Le tueur en série, le "Déshabilleur de Tlalpan", incarne de manière métaphorique cette violence systémique envers les femmes, une violence qui, bien qu'extrême dans le cadre de la fiction, résonne avec la réalité des féminicides qui continuent de ravager le Mexique. Bien sûr, au-delà de la critique sociale, Las Azules est aussi une série policière efficace, qui sait jouer avec les codes du genre pour maintenir le spectateur en haleine. L’enquête sur le tueur en série est menée avec intelligence et réserve son lot de surprises. Le point culminant de l’histoire, notamment dans l’épisode 8, offre un retournement de situation inattendu en dévoilant des éléments clés du passé du tueur. Ce qui aurait pu être un simple thriller est ainsi enrichi par une dimension psychologique et sociologique, ce qui le rend d’autant plus fascinant. Ce mélange entre thriller, drame social et chronique féministe est l’une des grandes réussites de Las Azules. La série parvient à naviguer habilement entre ces tonalités sans jamais perdre de vue son objectif principal : offrir une réflexion profonde sur la place des femmes dans un monde dominé par les hommes.

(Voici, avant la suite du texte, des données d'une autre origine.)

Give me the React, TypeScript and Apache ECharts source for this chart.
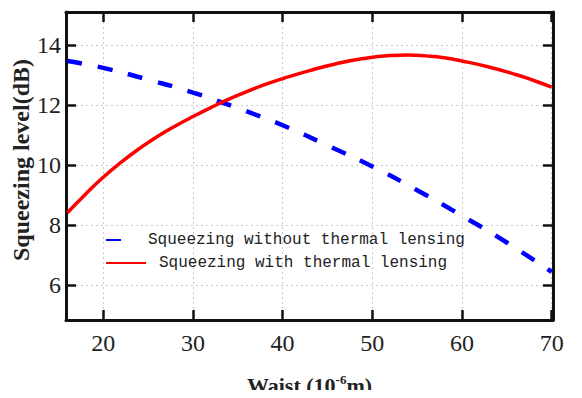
import React, { useEffect, useRef } from "react";
import * as echarts from "echarts";

// Waist (10^-6 m)
const waistNoLens = [16, 20, 25, 30, 35, 40, 45, 50, 55, 60, 65, 70];
const squeezeNoLens = [13.47, 13.24, 12.85, 12.42, 11.9, 11.33, 10.66, 9.96, 9.17, 8.32, 7.43, 6.45];

const waistLens = [16, 18, 20, 22, 24, 26, 28, 30, 32, 34, 36, 38, 40, 43, 46, 49, 52, 54, 56, 58, 60, 63, 66, 68, 70];
const squeezeLens = [8.42, 9.03, 9.6, 10.1, 10.55, 10.95, 11.3, 11.62, 11.92, 12.2, 12.45, 12.68, 12.88, 13.15, 13.38, 13.55, 13.65, 13.67, 13.64, 13.58, 13.47, 13.27, 13.02, 12.82, 12.6];

const seriesNames = ["Squeezing without thermal lensing", "Squeezing with thermal lensing"];
const xName = ["Waist (10", "-6", "m)"];
const yName = "Squeezing level(dB)";

const X_MIN = 15.85;
const X_MAX = 70.15;
const Y_MIN = 4.85;
const Y_MAX = 15.1;

export default function App() {
  const ref = useRef<HTMLDivElement>(null);
  useEffect(() => {
    if (!ref.current) return;
    const chart = echarts.init(ref.current, undefined, { renderer: "svg" });
    const serif = "Liberation Serif";
    const mono = "Liberation Mono";
    const frame = { show: true, onZero: false, lineStyle: { color: "#111", width: 3 } };
    const tick = { show: true, inside: true, length: 10, lineStyle: { color: "#111", width: 2.5 } };
    const split = { show: true, lineStyle: { color: "#c8c8c8", type: [2, 3], width: 1 } };
    chart.setOption({
      animation: false,
      backgroundColor: "#ffffff",
      textStyle: { fontFamily: serif },
      grid: { left: 66, right: 29, top: 12, bottom: 78, containLabel: false, outerBoundsMode: "none" },
      legend: [
        {
          data: [seriesNames[0]],
          left: 105,
          top: 232,
          padding: 0,
          itemWidth: 16,
          itemHeight: 14,
          itemStyle: { opacity: 0 },
          textStyle: { fontFamily: mono, fontSize: 16, color: "#222", padding: [0, 0, 0, 21] },
        },
        {
          data: [seriesNames[1]],
          left: 105,
          top: 255,
          padding: 0,
          itemWidth: 40,
          itemHeight: 14,
          itemStyle: { opacity: 0 },
          textStyle: { fontFamily: mono, fontSize: 16, color: "#222", padding: [0, 0, 0, 8] },
        },
      ],
      xAxis: [
        {
          type: "value",
          min: X_MIN,
          max: X_MAX,
          splitNumber: 5,
          position: "bottom",
          axisLine: frame,
          axisTick: tick,
          splitLine: split,
          axisLabel: {
            margin: 11,
            fontFamily: serif,
            fontSize: 24,
            color: "#222",
            showMinLabel: false,
            showMaxLabel: false,
          },
          name: `{a|${xName[0]}}{s|${xName[1]}}{a|${xName[2]}}`,
          nameLocation: "middle",
          nameGap: 53,
          nameTextStyle: {
            rich: {
              a: { fontFamily: serif, fontWeight: "bold", fontSize: 22, color: "#222" },
              s: { fontFamily: serif, fontWeight: "bold", fontSize: 13, color: "#222", padding: [0, 0, 12, 0] },
            },
          },
        },
        {
          type: "value",
          min: X_MIN,
          max: X_MAX,
          splitNumber: 5,
          position: "top",
          axisLine: frame,
          axisTick: tick,
          splitLine: { show: false },
          axisLabel: { show: false },
        },
      ],
      yAxis: [
        {
          type: "value",
          min: Y_MIN,
          max: Y_MAX,
          splitNumber: 5,
          position: "left",
          axisLine: frame,
          axisTick: tick,
          splitLine: split,
          axisLabel: {
            margin: 5,
            fontFamily: serif,
            fontSize: 24,
            color: "#222",
            showMinLabel: false,
            showMaxLabel: false,
          },
          name: yName,
          nameLocation: "middle",
          nameGap: 33,
          nameMoveOverlap: false,
          nameTextStyle: {
            fontFamily: serif,
            fontWeight: "bold",
            fontSize: 24,
            color: "#222",
            padding: [0, 0, 0, 12],
          },
        },
        {
          type: "value",
          min: Y_MIN,
          max: Y_MAX,
          splitNumber: 5,
          position: "right",
          axisLine: frame,
          axisTick: tick,
          splitLine: { show: false },
          axisLabel: { show: false },
        },
      ],
      series: [
        {
          name: seriesNames[0],
          type: "line",
          xAxisIndex: 0,
          yAxisIndex: 0,
          smooth: true,
          symbol: "none",
          data: waistNoLens.map((x, i) => [x, squeezeNoLens[i]]),
          lineStyle: { color: "#0000ff", width: 4.5, type: [15, 16] },
          itemStyle: { color: "#0000ff" },
          z: 3,
        },
        {
          name: seriesNames[1],
          type: "line",
          xAxisIndex: 0,
          yAxisIndex: 0,
          smooth: true,
          symbol: "none",
          data: waistLens.map((x, i) => [x, squeezeLens[i]]),
          lineStyle: { color: "#ff0000", width: 3.5 },
          itemStyle: { color: "#ff0000" },
          z: 4,
        },
      ],
    });
    return () => chart.dispose();
  }, []);
  return <div ref={ref} style={{ width: 582, height: 398, margin: -8 }} />;
}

Bien que certains épisodes soient plus efficaces que d’autres, l’ensemble est porté par une écriture intelligente et des performances d’acteurs remarquables. Chaque personnage a droit à son moment de briller, et les arcs narratifs sont développés avec soin, ce qui permet au spectateur de s’immerger pleinement dans cet univers à la fois fascinant et dérangeant. En définitive, Las Azules est bien plus qu’une simple série policière. C’est une œuvre qui, sous couvert de fiction, propose une réflexion incisive sur le machisme, la misogynie et les luttes féministes dans une société en pleine transformation. Si la série prend parfois des allures de telenovela, elle ne perd jamais de vue ses ambitions et parvient à offrir une expérience aussi divertissante que stimulante. Un véritable coup de maître, et une série que je recommande vivement.
Note : 7/10. En bref, une série plutôt réussie et surtout plus profonde qu’elle ne le laissait entendre au début.